On Sunday, November 25, 2012, we witnessed a terrible tragedy in the garment district of Dhaka in Bangladesh, a fire in a nine story garment factory that killed more than 100 people. After hearing about this fire and the descriptions of what happened, I couldn’t help but think of the Triangle Shirtwaist Factory fire in New York City, a fire that occurred in a ten story building over 100 years ago on March 25, 1911. The descriptions of exits being blocked, supervisors telling the workers that nothing was wrong and finally people jumping out of the building in an attempt to save themselves were all reminiscent of the fire in New York City that took the lives of 146 people, most of them young women.
It made me think… What have we learned in the last hundred years, and how could this happen again in similar circumstances more than 100 years later? Many labor laws were changed after the Triangle Factory fire, and New York vowed that this would never happen again. But is history now repeating itself “offshore” where safety regulations and working conditions harken back to the early 20th century? Recent reports coming out of Dhaka state sabotage as a possible cause for the fire, but that doesn’t explain why exit doors were locked or blocked, why fire extinguishers did not work and more. As retailers like Walmart “run for the exits” and try to distance themselves from this tragedy (despite the fact that Walmart-brand clothes were found at the site of the fire), we are reminded again that ultimately, the cost of the goods alone is not the bottom line when making a purchase.

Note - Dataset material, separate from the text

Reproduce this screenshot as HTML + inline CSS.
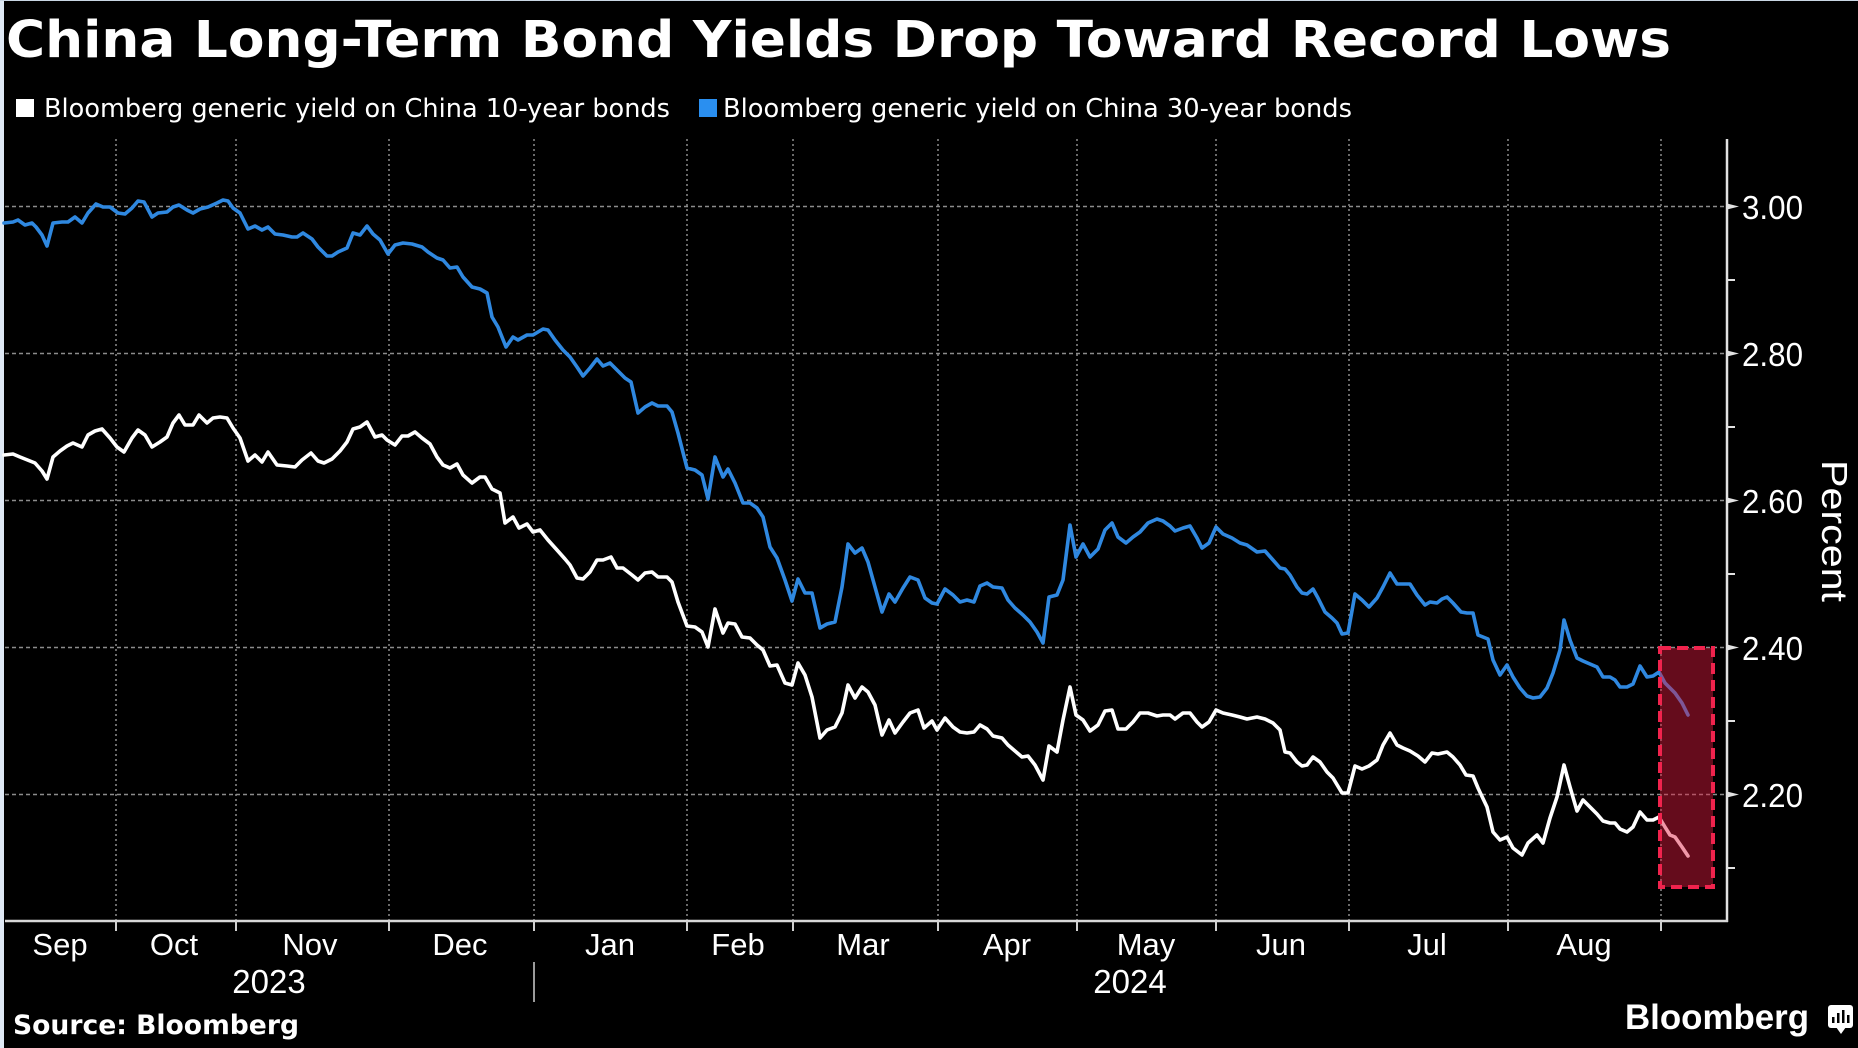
<!DOCTYPE html>
<html>
<head>
<meta charset="utf-8">
<style>
html,body{margin:0;padding:0;background:#000;}
body{width:1858px;height:1048px;overflow:hidden;}
svg{display:block;}
</style>
</head>
<body>
<svg width="1858" height="1048" viewBox="0 0 1858 1048" xmlns="http://www.w3.org/2000/svg">
<rect x="0" y="0" width="1858" height="1048" fill="#000"/>
<rect x="0" y="0" width="4" height="1048" fill="#dfe9f5"/>
<rect x="0" y="0" width="1858" height="1" fill="#c9d6e4"/>

<!-- Title -->
<text x="6" y="57" font-family="DejaVu Sans, Liberation Sans, sans-serif" font-weight="bold" font-size="51" fill="#fff" textLength="1665" lengthAdjust="spacingAndGlyphs">China Long-Term Bond Yields Drop Toward Record Lows</text>

<!-- Legend -->
<rect x="16" y="99" width="18" height="18" fill="#ffffff"/>
<text x="44" y="117" font-family="DejaVu Sans, Liberation Sans, sans-serif" font-size="26" fill="#fff" textLength="626" lengthAdjust="spacingAndGlyphs">Bloomberg generic yield on China 10-year bonds</text>
<rect x="699" y="99" width="18" height="18" fill="#2a8ff0"/>
<text x="723" y="117" font-family="DejaVu Sans, Liberation Sans, sans-serif" font-size="26" fill="#fff" textLength="629" lengthAdjust="spacingAndGlyphs">Bloomberg generic yield on China 30-year bonds</text>

<!-- Horizontal grid -->
<g stroke="#8c8c8c" stroke-width="1.5" stroke-dasharray="4 3">
<line x1="5" y1="206.5" x2="1726" y2="206.5"/>
<line x1="5" y1="353.5" x2="1726" y2="353.5"/>
<line x1="5" y1="500.5" x2="1726" y2="500.5"/>
<line x1="5" y1="647.5" x2="1726" y2="647.5"/>
<line x1="5" y1="794.5" x2="1726" y2="794.5"/>
</g>
<!-- Vertical grid -->
<g stroke="#8c8c8c" stroke-width="1.5" stroke-dasharray="2 3">
<line x1="116" y1="139" x2="116" y2="920"/>
<line x1="236" y1="139" x2="236" y2="920"/>
<line x1="389" y1="139" x2="389" y2="920"/>
<line x1="534" y1="139" x2="534" y2="920"/>
<line x1="687" y1="139" x2="687" y2="920"/>
<line x1="793" y1="139" x2="793" y2="920"/>
<line x1="938" y1="139" x2="938" y2="920"/>
<line x1="1077" y1="139" x2="1077" y2="920"/>
<line x1="1216" y1="139" x2="1216" y2="920"/>
<line x1="1349" y1="139" x2="1349" y2="920"/>
<line x1="1508" y1="139" x2="1508" y2="920"/>
<line x1="1661" y1="139" x2="1661" y2="920"/>
</g>

<!-- Series: 30-year (blue) -->
<polyline fill="none" stroke="#2f88e0" stroke-width="3.6" stroke-linejoin="round" stroke-linecap="round" points="4,223 13,222 18,220 25,225 32,223 36,227 42,235 47,246 53,223 62,222 68,222 75,217 82,223 88,213 96,204 103,207 110,207 118,213 125,214 132,208 138,201 144,202 152,217 158,213 167,212 173,207 179,205 187,210 193,213 200,209 208,207 217,203 223,200 228,201 233,208 240,213 248,229 255,226 262,230 268,227 275,234 283,235 292,237 297,237 303,233 312,239 318,247 327,256 332,256 338,252 347,248 353,233 360,235 367,226 373,234 380,240 388,254 395,245 403,243 412,244 422,247 428,252 437,258 443,260 450,268 457,267 463,277 472,287 480,289 487,293 492,317 498,327 506,347 513,337 518,340 527,335 533,335 543,329 548,330 555,340 563,350 570,357 577,367 583,376 590,368 597,359 603,366 610,363 617,370 625,378 631,382 638,413 645,407 652,403 658,406 667,406 672,412 678,433 687,468 695,470 702,475 708,499 715,457 723,477 728,469 735,483 743,503 750,503 757,508 763,517 770,547 777,558 785,580 792,601 798,579 805,593 812,593 820,628 827,624 835,622 842,587 848,544 855,553 862,548 868,562 875,587 882,612 889,594 895,602 903,588 910,577 918,580 925,598 932,603 937,604 945,589 953,595 960,602 967,600 974,602 980,586 987,583 993,587 1002,588 1008,600 1015,608 1023,615 1030,622 1037,632 1043,643 1049,597 1057,595 1063,580 1070,525 1076,557 1083,544 1090,557 1098,549 1105,530 1112,523 1118,537 1126,543 1133,537 1140,532 1148,523 1157,519 1163,521 1170,526 1175,531 1183,528 1190,526 1197,538 1202,548 1209,543 1216,527 1223,534 1232,538 1240,543 1247,545 1257,552 1265,551 1273,560 1280,568 1285,569 1290,575 1297,587 1302,593 1307,594 1313,589 1318,598 1325,612 1332,618 1337,623 1342,634 1348,633 1355,594 1362,600 1369,607 1377,598 1383,587 1390,573 1397,584 1403,584 1410,584 1417,595 1425,605 1430,602 1437,603 1442,599 1447,597 1453,603 1461,612 1467,613 1473,613 1478,635 1483,637 1488,639 1493,660 1500,675 1507,665 1513,677 1520,688 1527,696 1533,698 1540,697 1547,688 1553,673 1560,650 1564,620 1570,640 1577,658 1583,661 1590,664 1597,667 1603,677 1610,677 1615,680 1620,687 1627,687 1633,684 1640,666 1647,677 1653,676 1659,672 1665,683 1670,688 1675,693 1682,703 1688,715"/>

<!-- Series: 10-year (white) -->
<polyline fill="none" stroke="#ffffff" stroke-width="3.6" stroke-linejoin="round" stroke-linecap="round" points="4,455 13,454 20,457 30,461 35,463 42,471 47,479 53,457 60,451 67,446 73,443 82,447 88,435 95,431 102,429 110,438 117,447 124,452 132,438 138,430 145,435 152,447 160,442 167,437 173,423 179,415 185,425 193,425 199,415 207,423 213,418 220,417 227,418 233,428 240,438 248,461 255,455 262,462 268,452 277,465 287,466 295,467 302,460 311,453 318,461 324,463 332,459 340,451 347,442 353,429 360,427 367,422 375,437 382,435 387,440 395,445 402,436 408,436 415,432 422,438 430,444 437,457 443,465 450,468 457,464 463,475 472,483 480,477 485,477 492,489 500,493 505,523 513,517 519,528 527,524 533,532 540,530 548,540 557,550 565,559 570,565 577,578 583,579 590,572 597,560 603,560 611,557 617,568 623,568 632,575 638,580 645,573 652,572 658,577 667,577 672,582 678,602 687,626 695,627 702,632 708,647 715,609 723,633 728,623 735,624 742,637 750,638 757,645 763,650 770,666 777,665 785,683 792,685 798,663 805,675 812,697 820,738 827,730 835,727 842,713 848,685 855,698 862,687 868,692 875,705 882,735 889,720 895,733 903,722 910,713 918,710 924,728 932,721 937,730 945,718 953,727 960,732 967,733 974,732 980,725 987,729 993,736 1002,738 1008,745 1015,751 1022,757 1028,756 1035,765 1043,780 1049,746 1057,752 1063,720 1070,687 1076,715 1083,720 1090,731 1098,725 1105,711 1112,710 1118,729 1126,729 1133,722 1140,713 1148,713 1157,716 1163,715 1170,715 1175,719 1183,713 1190,713 1197,722 1202,727 1209,722 1216,710 1223,713 1232,715 1240,717 1247,719 1257,717 1265,719 1273,723 1280,730 1285,752 1290,753 1297,762 1302,766 1307,765 1313,757 1320,762 1327,772 1333,778 1342,793 1348,793 1355,766 1362,769 1369,766 1377,760 1383,745 1390,733 1397,745 1403,748 1410,751 1418,756 1425,762 1432,753 1438,754 1447,752 1453,757 1460,765 1466,775 1473,776 1478,788 1487,807 1493,832 1500,840 1507,837 1513,848 1522,855 1528,843 1537,835 1543,843 1550,818 1557,797 1564,765 1570,787 1577,811 1583,800 1590,807 1597,814 1603,821 1610,823 1615,823 1620,829 1627,832 1633,827 1640,812 1647,820 1653,820 1659,817 1665,827 1670,835 1675,837 1682,847 1688,856"/>

<!-- Highlight box -->
<rect x="1660" y="648" width="53" height="239" fill="#e01b3e" fill-opacity="0.45" stroke="#f0234d" stroke-width="4" stroke-dasharray="11 6"/>

<!-- Axes -->
<line x1="1727" y1="139" x2="1727" y2="922" stroke="#e2e2e2" stroke-width="2.5"/>
<line x1="5" y1="921" x2="1728" y2="921" stroke="#d8d8d8" stroke-width="2.5"/>
<!-- Y ticks -->
<g stroke="#e2e2e2" stroke-width="2">
<line x1="1727" y1="280" x2="1735" y2="280"/>
<line x1="1727" y1="427" x2="1735" y2="427"/>
<line x1="1727" y1="574" x2="1735" y2="574"/>
<line x1="1727" y1="721" x2="1735" y2="721"/>
<line x1="1727" y1="868" x2="1735" y2="868"/>
</g>
<g fill="#e2e2e2">
<polygon points="1727,203.5 1739,206.5 1727,209.5"/>
<polygon points="1727,350.5 1739,353.5 1727,356.5"/>
<polygon points="1727,497.5 1739,500.5 1727,503.5"/>
<polygon points="1727,644.5 1739,647.5 1727,650.5"/>
<polygon points="1727,791.5 1739,794.5 1727,797.5"/>
</g>
<!-- X ticks -->
<g stroke="#d0d0d0" stroke-width="2">
<line x1="116" y1="921" x2="116" y2="931"/>
<line x1="236" y1="921" x2="236" y2="931"/>
<line x1="389" y1="921" x2="389" y2="931"/>
<line x1="534" y1="921" x2="534" y2="931"/>
<line x1="687" y1="921" x2="687" y2="931"/>
<line x1="793" y1="921" x2="793" y2="931"/>
<line x1="938" y1="921" x2="938" y2="931"/>
<line x1="1077" y1="921" x2="1077" y2="931"/>
<line x1="1216" y1="921" x2="1216" y2="931"/>
<line x1="1349" y1="921" x2="1349" y2="931"/>
<line x1="1508" y1="921" x2="1508" y2="931"/>
<line x1="1661" y1="921" x2="1661" y2="931"/>
</g>

<!-- Y labels -->
<g font-family="Liberation Sans, sans-serif" font-size="33" fill="#fff">
<text x="1742" y="219" textLength="61" lengthAdjust="spacingAndGlyphs">3.00</text>
<text x="1742" y="366" textLength="61" lengthAdjust="spacingAndGlyphs">2.80</text>
<text x="1742" y="513" textLength="61" lengthAdjust="spacingAndGlyphs">2.60</text>
<text x="1742" y="660" textLength="61" lengthAdjust="spacingAndGlyphs">2.40</text>
<text x="1742" y="807" textLength="61" lengthAdjust="spacingAndGlyphs">2.20</text>
</g>
<text transform="translate(1822,460) rotate(90)" x="0" y="0" font-family="Liberation Sans, sans-serif" font-size="36" fill="#fff" textLength="142" lengthAdjust="spacingAndGlyphs">Percent</text>

<!-- X labels -->
<g font-family="Liberation Sans, sans-serif" font-size="31" fill="#fff" text-anchor="middle">
<text x="60" y="955">Sep</text>
<text x="174" y="955">Oct</text>
<text x="310" y="955">Nov</text>
<text x="460" y="955">Dec</text>
<text x="610" y="955">Jan</text>
<text x="738" y="955">Feb</text>
<text x="863" y="955">Mar</text>
<text x="1007" y="955">Apr</text>
<text x="1146" y="955">May</text>
<text x="1281" y="955">Jun</text>
<text x="1427" y="955">Jul</text>
<text x="1584" y="955">Aug</text>
</g>
<g font-family="Liberation Sans, sans-serif" font-size="33" fill="#fff" text-anchor="middle">
<text x="269" y="993">2023</text>
<text x="1130" y="993">2024</text>
</g>
<line x1="534" y1="962" x2="534" y2="1002" stroke="#cfcfcf" stroke-width="1.5"/>

<!-- Footer -->
<text x="13" y="1034" font-family="DejaVu Sans, Liberation Sans, sans-serif" font-weight="bold" font-size="27" fill="#fff" textLength="286" lengthAdjust="spacingAndGlyphs">Source: Bloomberg</text>
<text x="1625" y="1029" font-family="Liberation Sans, sans-serif" font-weight="bold" font-size="35" fill="#fff" textLength="184" lengthAdjust="spacingAndGlyphs">Bloomberg</text>
<rect x="1828" y="1005" width="25" height="23" rx="3" fill="#fff"/>
<polygon points="1836,1027 1846,1027 1841,1034" fill="#fff"/>
<g fill="#000">
<rect x="1832" y="1017" width="2.5" height="6"/>
<rect x="1837" y="1013" width="2.5" height="10"/>
<rect x="1842" y="1010" width="2.5" height="13"/>
<rect x="1847" y="1015" width="2.5" height="8"/>
</g>
</svg>
</body>
</html>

Retailers need to know, first and foremost, who is making their products (whether it be a supplier or subcontractor); secondly, that their products are being made in safe and humane working conditions; and thirdly, that all their workers — from the American workers selling products for retailers like Walmart to the workers like those in the Dhaka factories who make the actual products — have safe working conditions and are being paid a living wage that include benefits.
We all hold the power to make changes, and ultimately we can hold retailers accountable for not only producing products under safe conditions but for paying the workers a living wage and providing affordable healthcare and other essential benefits. If that means paying around 15 cents more per shopping trip, well, I'm more than happy to pony up for justice.